▶ _Task objective_:
Pictures stay out of the copy. Please reproduce only the lines between the one holding "Rebuild this diagram" and the one holding "(inv) at (69,510)", inclusive.

....

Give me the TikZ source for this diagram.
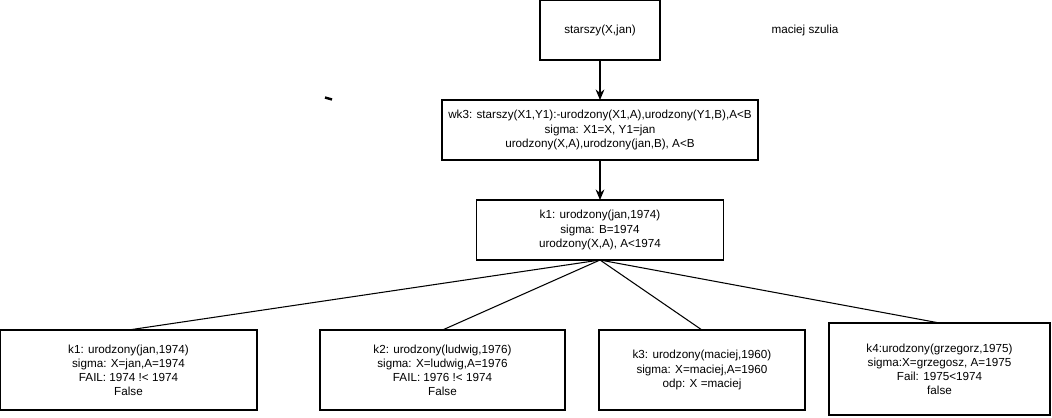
\documentclass[tikz,border=0pt]{standalone}
\usepackage{fontspec}
\setmainfont{Liberation Sans}
\usepackage{xcolor}
\usetikzlibrary{positioning, arrows.meta}

\begin{document}
\begin{tikzpicture}[
            box/.style={
                    draw,
                    line width=0.6pt,
                    inner sep=0pt,
                    outer sep=0pt,
                    minimum height=1.2cm,
                    align=center,
                    font=\fontsize{6.65}{8}\selectfont
                },
            arrow/.style={
                    -{Stealth[length=6pt,width=5pt]},
                    line width=0.6pt
                },
            edge/.style={
                    line width=0.6pt
                }
        ]

        \useasboundingbox (0,0) rectangle (21.04,-8.34);


        \node[box,minimum width=2.4cm] (goal) at (12,-0.6)
        {starszy(X,jan)};


        \node[font=\fontsize{6.65}{8}\selectfont] (author) at (16.1,-0.6)
        {maciej szulia};


        \node[box,minimum width=6.32cm,below=0.8cm of goal]
        (wk3)
        {wk3: starszy(X1,Y1):-urodzony(X1,A),urodzony(Y1,B),A<B\\
            sigma: X1=X, Y1=jan\\
            urodzony(X,A),urodzony(jan,B), A<B};


        \node[box,minimum width=4.94cm,below=0.8cm of wk3]
        (k1)
        {k1: urodzony(jan,1974)\\
            sigma: B=1974\\
            urodzony(X,A), A<1974};


        \node[box,minimum width=5.14cm,minimum height=1.6cm] (kjan) at (2.57,-7.4)
        {k1: urodzony(jan,1974)\\
            sigma: X=jan,A=1974\\
            FAIL: 1974 !< 1974\\
            False};


        \node[box,minimum width=4.9cm,minimum height=1.6cm] (kludwig) at (8.85,-7.4)
        {k2: urodzony(ludwig,1976)\\
            sigma: X=ludwig,A=1976\\
            FAIL: 1976 !< 1974\\
            False};


        \node[box,minimum width=4.12cm,minimum height=1.6cm] (kmaciej) at (14.04,-7.4)
        {k3: urodzony(maciej,1960)\\
            sigma: X=maciej,A=1960\\
            odp: X =maciej};


        \node[box,minimum width=4.42cm,minimum height=1.84cm] (kgrzegorz) at (18.79,-7.38)
        {k4:urodzony(grzegorz,1975)\\
            sigma:X=grzegosz, A=1975\\
            Fail: 1975<1974\\
            false};


        \draw[arrow](goal)--(wk3);
        \draw[arrow](wk3)--(k1);
        \draw[edge](k1.south)--(kjan.north);
        \draw[edge](k1.south)--(kludwig.north);
        \draw[edge](k1.south)--(kmaciej.north);
        \draw[edge](k1.south)--(kgrzegorz.north);


        % stray mark
        \coordinate (markA) at (6.5,-1.95);
        \coordinate (markB) at (6.64,-1.99);
        \draw[line width=1.4pt](markA)--(markB);


    \end{tikzpicture}
\end{document}
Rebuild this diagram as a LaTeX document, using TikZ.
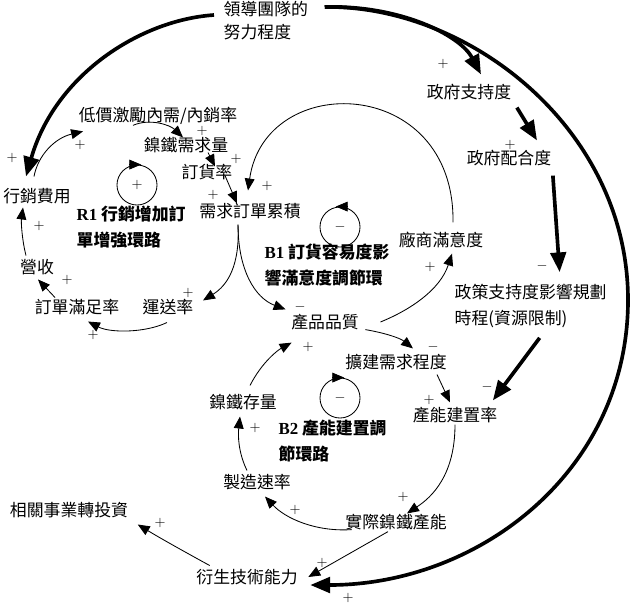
\documentclass[tikz,border=0pt]{standalone}
\usepackage{fontspec}
\newfontfamily\cjk{Noto Sans CJK TC}
\newfontfamily\tms{Liberation Serif}
\usetikzlibrary{arrows.meta}

\begin{document}
\begin{tikzpicture}[x=0.025cm, y=-0.025cm,
    var/.style={font=\cjk\fontsize{12}{16}\selectfont, inner sep=1pt},
    looplab/.style={font=\cjk\bfseries\fontsize{12}{19}\selectfont, align=left, anchor=west, inner sep=1pt},
    sign/.style={font=\normalsize, inner sep=0pt},
    link/.style={line width=0.6pt, -{Triangle[length=8.5pt,width=7pt]}},
    push/.style={line width=2.6pt, -{Triangle[length=14pt,width=11pt]}},
    loopc/.style={circle, draw, line width=0.6pt, minimum size=1cm, inner sep=0pt}]
  \useasboundingbox (0,0) rectangle (630,606);

  % variables
  \node[var, align=left, anchor=west, font=\cjk\fontsize{12}{16.3}\selectfont] (lead) at (222,21) {領導團隊的\\努力程度};
  \node[var] (gov) at (469,92) {政府支持度};
  \node[var] (coop) at (509,158) {政府配合度};
  \node[var, align=left, anchor=west, font=\cjk\fontsize{12}{19}\selectfont] (pol) at (453,306) {政策支持度影響規劃\\時程(資源限制)};
  \node[var] (sat) at (441,240) {廠商滿意度};
  \node[var] (low) at (158,116) {低價激勵內需/內銷率};
  \node[var] (dem) at (186,145) {鎳鐵需求量};
  \node[var] (ord) at (207,172) {訂貨率};
  \node[var] (mkt) at (37,196) {行銷費用};
  \node[var] (acc) at (250,211) {需求訂單累積};
  \node[var] (rev) at (37,267) {營收};
  \node[var] (full) at (77,307) {訂單滿足率};
  \node[var] (del) at (168,307) {運送率};
  \node[var] (qual) at (325,322) {產品品質};
  \node[var] (exp) at (396,362) {擴建需求程度};
  \node[var] (cap) at (455,415) {產能建置率};
  \node[var] (stock) at (243,402) {鎳鐵存量};
  \node[var] (mfg) at (257,482) {製造速率};
  \node[var] (act) at (396,522) {實際鎳鐵產能};
  \node[var] (ab) at (247,577) {衍生技術能力};
  \node[var] (inv) at (69,510) {相關事業轉投資};

  % loops
  \node[looplab] (r1lab) at (75,227) {{\tms\bfseries R1} 行銷增加訂\\單增強環路};
  \node[looplab] (b1lab) at (263,265) {{\tms\bfseries B1} 訂貨容易度影\\響滿意度調節環};
  \node[looplab] (b2lab) at (277,441) {{\tms\bfseries B2} 產能建置調\\節環路};
  \node[loopc] (r1) at (137,185) {$+$};
  \node[loopc] (b1) at (340,227) {$-$};
  \node[loopc] (b2) at (340,398) {$-$};
  \draw[link] ([xshift=-5pt]r1.north) -- ([xshift=3pt]r1.north);
  \draw[link] ([xshift=5pt]b1.north) -- ([xshift=-3pt]b1.north);
  \draw[link] ([xshift=-5pt]b2.north) -- ([xshift=3pt]b2.north);

  % leadership links
  \coordinate (rim) at (628,300);
  \draw[push] ([shift={(-8,-6)}]lead.west) .. controls (140,20) and (55,75) .. ([shift={(-11,-10)}]mkt.north);
  \draw[push] ([shift={(15,7)}]lead.north east) .. controls (400,5) and (460,35) .. ([shift={(12,-8)}]gov.north);
  \draw[push] ([shift={(15,7)}]lead.north east) .. controls (470,5) and (628,130) .. (rim)
    .. controls (628,470) and (480,585) .. ([shift={(11,8)}]ab.east);
  \draw[push] ([shift={(4,6)}]gov.south east) -- ([shift={(28,-8)}]coop.north);
  \draw[push] ([shift={(0,8)}]coop.south east) -- ([shift={(29,-10)}]pol.north);
  \draw[push] ([shift={(9,8)}]pol.south) -- ([shift={(-6,-5)}]cap.north east);

  % R1
  \draw[link] ([shift={(-3,-10)}]mkt.north) .. controls (38,155) and (55,138) .. ([shift={(6,5)}]low.south west);
  \draw[link] ([shift={(-25,-1)}]low.south) .. controls (150,118) and (170,125) .. ([shift={(-3,2)}]dem.north);
  \draw[link] ([shift={(22,-2)}]dem.south) -- ([shift={(8,4)}]ord.north);
  \draw[link] ([shift={(18,-6)}]ord.south) -- ([shift={(-13,2)}]acc.north);
  \draw[link] ([shift={(-12,4)}]acc.south) .. controls (240,265) and (228,285) .. ([shift={(8,3)}]del.north east);
  \draw[link] ([shift={(-1,6)}]del.south) .. controls (145,333) and (110,333) .. ([shift={(11,5)}]full.south);
  \draw[link] ([shift={(-22,0)}]full.north) -- ([shift={(1,3)}]rev.south);
  \draw[link] ([shift={(-11,-2)}]rev.north) .. controls (22,240) and (21,222) .. ([shift={(-14,2)}]mkt.south);

  % B1
  \draw[link] ([shift={(-12,4)}]acc.south) .. controls (238,270) and (255,298) .. ([shift={(-4,-3)}]qual.north west);
  \draw[link] ([shift={(20,0)}]qual.east) .. controls (410,310) and (440,290) .. ([shift={(11,4)}]sat.south);
  \draw[link] ([shift={(12,-8)}]sat.north) .. controls (455,75) and (265,70) .. ([shift={(-2,-11)}]acc.north);

  % B2
  \draw[link] ([shift={(5,-2)}]qual.south east) .. controls (385,333) and (400,338) .. ([shift={(17,-4)}]exp.north);
  \draw[link] ([shift={(41,3)}]exp.south) -- ([shift={(-5,-3)}]cap.north);
  \draw[link] (cap.south) .. controls (455,475) and (432,497) .. ([shift={(11,1)}]act.north);
  \draw[link] ([shift={(8,-2)}]act.south west) .. controls (315,532) and (285,518) .. ([shift={(8,5)}]mfg.south);
  \draw[link] ([shift={(-10,-2)}]mfg.north) .. controls (238,452) and (238,435) .. ([shift={(-3,5)}]stock.south);
  \draw[link] ([shift={(7,-7)}]stock.north) .. controls (262,362) and (278,350) .. ([shift={(2,11)}]qual.south west);
  \draw[link] ([shift={(-8,0)}]act.south) -- ([shift={(9,0)}]ab.east);
  \draw[link] ([shift={(15,-2)}]ab.north west) .. controls (185,552) and (160,538) .. ([shift={(8,5)}]inv.south east);

  % polarities
  \foreach \x/\y [count=\i] in {12/158, 80/145, 202/130.5, 236/159, 267/186, 213/195, 39/226, 67/280,
      188/293, 93/335, 308/347, 430/267, 443/64, 510/145, 429/400, 255/428, 295/510, 160/523,
      322/563, 403/497, 348/598}
    \node[sign] (plus\i) at (\x,\y) {$+$};
  \foreach \x/\y [count=\i] in {300/307, 542/266, 433/347, 487/387}
    \node[sign] (minus\i) at (\x,\y) {$-$};
\end{tikzpicture}
\end{document}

....

▶ _Response_:
Rebuild this diagram as a LaTeX document, using TikZ.
\documentclass[tikz,border=0pt]{standalone}
\usepackage{fontspec}
\newfontfamily\cjk{Noto Sans CJK TC}
\newfontfamily\tms{Liberation Serif}
\usetikzlibrary{arrows.meta}

\begin{document}
\begin{tikzpicture}[x=0.025cm, y=-0.025cm,
    var/.style={font=\cjk\fontsize{12}{16}\selectfont, inner sep=1pt},
    looplab/.style={font=\cjk\bfseries\fontsize{12}{19}\selectfont, align=left, anchor=west, inner sep=1pt},
    sign/.style={font=\normalsize, inner sep=0pt},
    link/.style={line width=0.6pt, -{Triangle[length=8.5pt,width=7pt]}},
    push/.style={line width=2.6pt, -{Triangle[length=14pt,width=11pt]}},
    loopc/.style={circle, draw, line width=0.6pt, minimum size=1cm, inner sep=0pt}]
  \useasboundingbox (0,0) rectangle (630,606);

  % variables
  \node[var, align=left, anchor=west, font=\cjk\fontsize{12}{16.3}\selectfont] (lead) at (222,21) {領導團隊的\\努力程度};
  \node[var] (gov) at (469,92) {政府支持度};
  \node[var] (coop) at (509,158) {政府配合度};
  \node[var, align=left, anchor=west, font=\cjk\fontsize{12}{19}\selectfont] (pol) at (453,306) {政策支持度影響規劃\\時程(資源限制)};
  \node[var] (sat) at (441,240) {廠商滿意度};
  \node[var] (low) at (158,116) {低價激勵內需/內銷率};
  \node[var] (dem) at (186,145) {鎳鐵需求量};
  \node[var] (ord) at (207,172) {訂貨率};
  \node[var] (mkt) at (37,196) {行銷費用};
  \node[var] (acc) at (250,211) {需求訂單累積};
  \node[var] (rev) at (37,267) {營收};
  \node[var] (full) at (77,307) {訂單滿足率};
  \node[var] (del) at (168,307) {運送率};
  \node[var] (qual) at (325,322) {產品品質};
  \node[var] (exp) at (396,362) {擴建需求程度};
  \node[var] (cap) at (455,415) {產能建置率};
  \node[var] (stock) at (243,402) {鎳鐵存量};
  \node[var] (mfg) at (257,482) {製造速率};
  \node[var] (act) at (396,522) {實際鎳鐵產能};
  \node[var] (ab) at (247,577) {衍生技術能力};
  \node[var] (inv) at (69,510) {相關事業轉投資};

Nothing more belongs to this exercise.